Page last updated at 02:00 GMT, Wednesday, 16 December 2009

Centrepoint: 40 years helping the young homeless

By Andy Dangerfield
BBC News, London

In the winter of 1969, a vicar opened the basement of his church in central London's Soho as a temporary night shelter for the homeless.

Homeless person and Ken Leech
Vicar Ken Leech, set up Centrpoint in 1969 with just 30 in the bank

Forty years on, as its drive to help the young homeless over Christmas gets under way, Centrepoint looks very different.

The charity, which celebrates its 40th anniversary this week, has helped more than 73,000 homeless 16 to 25-year-olds.

And it provides far more than a bed for the 825 young people it works with across London and the north east of England each day.

But Centrepoint has had to adapt as the issues facing homeless people have changed over time.

Ken Leech, who had just £30 in the bank when he founded the charity, says he "wanted to do something for people who were vulnerable and not yet into drugs or prostitution".

'Paved with gold'

In 1970, Sandy Marks was one of the first people Centrepoint helped, when she was 16.

"A lot of homeless people came to London thinking the streets were paved with gold," she says.

"They thought you'd turn up, get a job and somewhere to live. They ended up, like me, sleeping in bushes."

Back then, Centrepoint offered homeless people shelter for up to three consecutive nights.

Sandy Marks
Sandy Marks was Mayor of Islington during the 1990s

"You got soup and a roll and had to leave early," she says.

"But it gave me respite to think about what the hell I was doing. In 1970, getting a job, a bedsit and back on your feet was easier."

Ms Marks, who was Mayor of Islington in 1996, says: "Now there are thousands of hostel places, but it's almost impossible to get somewhere to rent.

"The longer a person is homeless, the longer their own strength is destroyed. Projects that enable people to build self-esteem are invaluable."

Action plan

Centrepoint's chief executive, Seyi Obakin, says homelessness affects young people "in a deeper, more chaotic way" than it used to.

"People we see don't have the emotional and social capital that many young people used to have," he says.
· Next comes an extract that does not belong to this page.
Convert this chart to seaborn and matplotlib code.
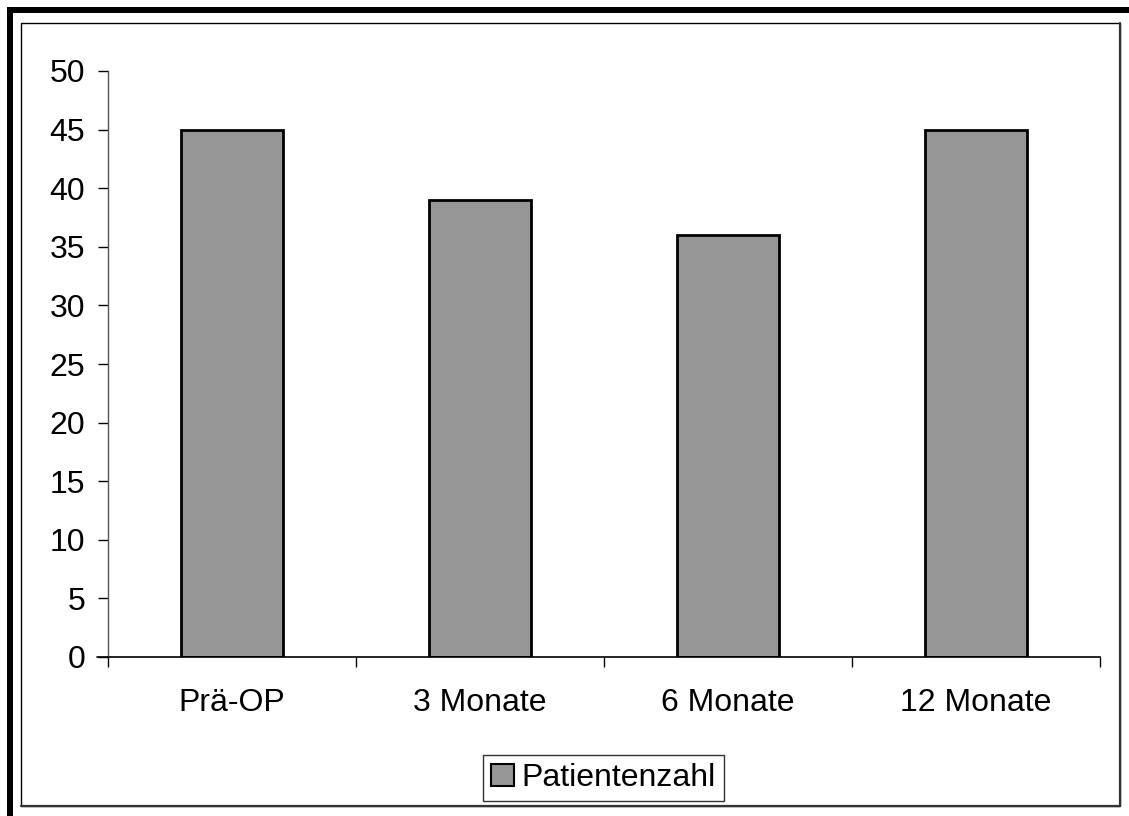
import matplotlib
matplotlib.use("Agg")
import pandas as pd
import seaborn as sns
import matplotlib.pyplot as plt
from matplotlib.patches import Rectangle, Patch

# Werte
zeitpunkte = ["Prä-OP", "3 Monate", "6 Monate", "12 Monate"]
patientenzahl = [45, 39, 36, 45]
y_ticks = [0, 5, 10, 15, 20, 25, 30, 35, 40, 45, 50]

df = pd.DataFrame({"Zeitpunkt": zeitpunkte, "Patientenzahl": patientenzahl})

sns.set_style("white")
plt.rcParams["font.family"] = ["Liberation Sans", "DejaVu Sans"]
plt.rcParams["text.color"] = "black"
plt.rcParams["xtick.color"] = "black"
plt.rcParams["ytick.color"] = "black"

W, H = 1129, 816
fig = plt.figure(figsize=(W / 100, H / 100), dpi=100)
ax = fig.add_axes([108 / W, 1 - 657 / H, (1100 - 108) / W, (657 - 71) / H])

sns.barplot(data=df, x="Zeitpunkt", y="Patientenzahl", color="#969696",
            saturation=1, width=0.41, edgecolor="black", linewidth=2, ax=ax)

ax.set_xlim(-0.5, 3.5)
ax.set_ylim(0, 50)
ax.set_yticks(y_ticks)
ax.set_xlabel("")
ax.set_ylabel("")

for s in ["top", "right"]:
    ax.spines[s].set_visible(False)
ax.spines["left"].set_color("#555555")
ax.spines["left"].set_linewidth(1)
ax.spines["bottom"].set_color("black")
ax.spines["bottom"].set_linewidth(1.2)

ax.tick_params(axis="y", which="major", direction="out", length=7.5, width=1,
               color="black", labelcolor="black", labelsize=23, pad=9, left=True)
ax.tick_params(axis="x", which="major", length=0, labelsize=23, labelcolor="black",
               pad=22, bottom=True)
ax.set_xticks([-0.5, 0.5, 1.5, 2.5, 3.5], minor=True)
ax.tick_params(axis="x", which="minor", direction="out", length=7.5, width=1,
               color="black", bottom=True)
ax.spines["bottom"].set_bounds(-0.5, 3.5)
# x-Achse leicht nach links verlängern wie im Original
ax.plot([-0.545, -0.5], [0, 0], color="black", lw=1.2, clip_on=False)

handle = Patch(facecolor="#969696", edgecolor="black", linewidth=1.5)
leg = fig.legend([handle], ["Patientenzahl"], loc="lower center",
                 bbox_to_anchor=(603.5 / W, 1 - 801 / H), fontsize=23,
                 frameon=True, fancybox=False, handlelength=0.7, handleheight=0.7,
                 handletextpad=0.25, borderpad=0.25, borderaxespad=0)
leg.get_frame().set_edgecolor("black")
leg.get_frame().set_linewidth(1)

# Rahmen um das Diagramm
def px_rect(x0, y0, x1, y1, **kw):
    fig.patches.append(Rectangle((x0 / W, 1 - y1 / H), (x1 - x0) / W, (y1 - y0) / H,
                                 transform=fig.transFigure, figure=fig, **kw))

px_rect(7, 7, 13, H, facecolor="black", edgecolor="none")
px_rect(7, 7, W, 13, facecolor="black", edgecolor="none")
px_rect(21, 23, 1120, 806, facecolor="none", edgecolor="black", linewidth=1)
fig.add_artist(plt.Line2D([1120 / W, 1120 / W], [1 - 806 / H, 1 - 23 / H],
                          transform=fig.transFigure, color="#333333", lw=1.6))
fig.add_artist(plt.Line2D([21 / W, 1120 / W], [1 - 806 / H, 1 - 806 / H],
                          transform=fig.transFigure, color="#333333", lw=1.6))

fig.savefig("out.png", dpi=100)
"They have more mental health and substance misuse issues and more numeracy and literacy problems."

About eight years ago, Centrepoint decided it needed to do far more than provide shelter and food for the night.

"We decided if we didn't do more, young people would come to us homeless, stay for a couple of years and be no better off."

Everyone who uses Centrepoint now has an action plan to develop in areas such as health, learning, finance, and engaging with society.

'Difficult times'

In 2003, Stephanie, from south east London, ran away from home aged 15.

"I was a young vulnerable lady on rough streets. I worried about where I would stay next and when I would eat," she says.

"You can talk to them if you're in trouble. They've helped me grow up."
Jordan, 19, Centrepoint user

She says Centrepoint supported her through difficult times and offered emotional support as well as financial and career advice.

Stephanie enrolled on a course which enabled her to train new workers coming into the charity.

"This built my confidence and self-esteem," she says.

Jordan, whose parents were drug addicts, was helped by Centrepoint after leaving home in 2007, aged 17.

"You can talk to them if you're in trouble," he says. "They've helped me grow up."

Jordan joined the charity's football team, which he says "was useful in making friends", and he used Centrepoint's computers to write his CV, find work and access social groups.

Now, working in a superstore, he hopes to move into rented accommodation in the New Year.

Rough sleeping

Returning to Centrepoint 40 years after he founded the charity, Ken Leech says he is "proud but also depressed it's still needed".

"We thought that in 1969 that it was quite possible to make affordable housing available," he says.

Seyi Obakin
Centrepoint chief Seyi Obakin says more housing stock is needed

Despite targets by London Mayor Boris Johnson to eradicate rough sleeping in the capital by 2012, official figures show a rise of 15% in 2008-9 compared to the previous year.

And with youth unemployment at its highest level in more than a decade, young people are at increased risk of becoming homeless.

But Mr Obakin thinks Mr Johnson's targets are realistic.

"It is possible to eradicate rough sleeping by 2012. But that's just one manifestation of homelessness," he says.

"We need more housing stock and more flexibility in rentals. Many homeless sleep on sofas or buses overnight."

Mr Obakin believes the charity will need to adapt as issues facing homeless people change.

"An issue facing young people now is how you get respect. We meet many people who are in gangs and carry weapons. But that's a current issue," he says.

Ken Leech,

Centrepoint founder Ken Leech returns to the charity after 40 years

Looking ahead, he predicts many challenges.

"As we come out of recession, we'll see more young homeless people who are addicted to substances, who are in gangs, or who have fallen out of education," he says.

A unified response between organisations is one approach that may help tackle young homelessness in the future

"When I look around we have pockets of initiative that tackle different parts of the problem but not always in the places they're needed, and often people don't even know about them," says Mr Obakin. We just need coherence."